Senate debates
Wednesday, 23 November 2016
Bills
Treasury Laws Amendment (Fair and Sustainable Superannuation) Bill 2016, Superannuation (Excess Transfer Balance Tax) Imposition Bill 2016; In Committee
11:06 am
Mathias Cormann (WA, Liberal Party, Minister for Finance) Share this | Hansard source
You obviously did not listen to my previous answer. The first and the most important difference is that, under the government's package, it is actually fully funded, because you know that the superannuation package, overall, actually delivers an improvement to the budget bottom line even after we introduce the low-income superannuation tax offset, whereas Labor said that it would fund its proposal to introduce the so-called low-income super contribution through, initially, resource super profits tax, which was then morphed into the minerals resource rent tax, which we said all along would not raise any money and which in the end did not raise any money. The money that it initially raised had to be refunded because of the way the deal was very badly structured by then Prime Minister Gillard and then Treasurer Swan, something that we asserted all the way through. In the end, only the Labor Party is able to come up with a supposedly multibillion dollar new tax which leaves the budget worse off. Having spent all the money they thought it would raise, and more, we had a situation where not only have they created massive uncertainty for an important industry for Australia and for investors in that industry, they left the budget worse off to the tune of billions and billions of dollars.

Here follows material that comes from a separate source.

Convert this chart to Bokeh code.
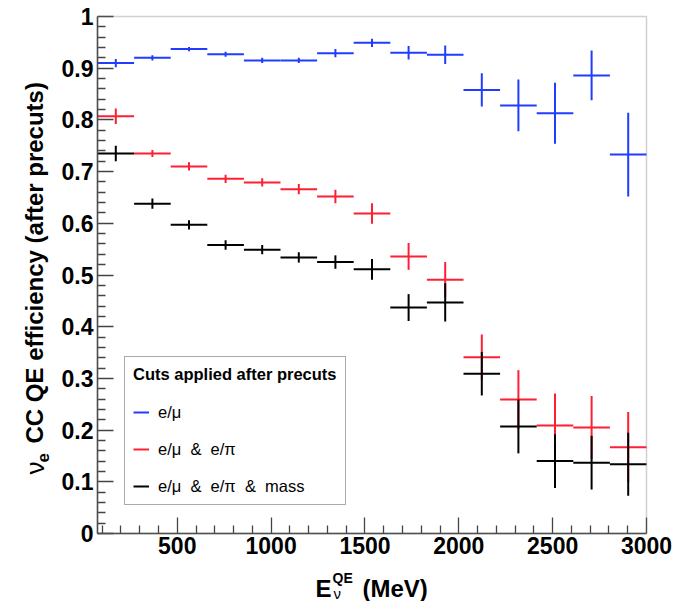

The government has worked over the last three years to put our budget on a more sustainable foundation for the future. We have pursued reforms that now enable this to be afforded in the context of this package. We are structuring it as a tax offset recognising that we do not want people at low income levels to end up paying more or the same level of tax as if they took their income as take-home pay. You structured it as a payment; we are structuring act as a tax cut. That is the technical difference, but the most important and fundamental fiscal difference is that, unlike the Labor Party when you were in government, we have actually found a way to pay for it.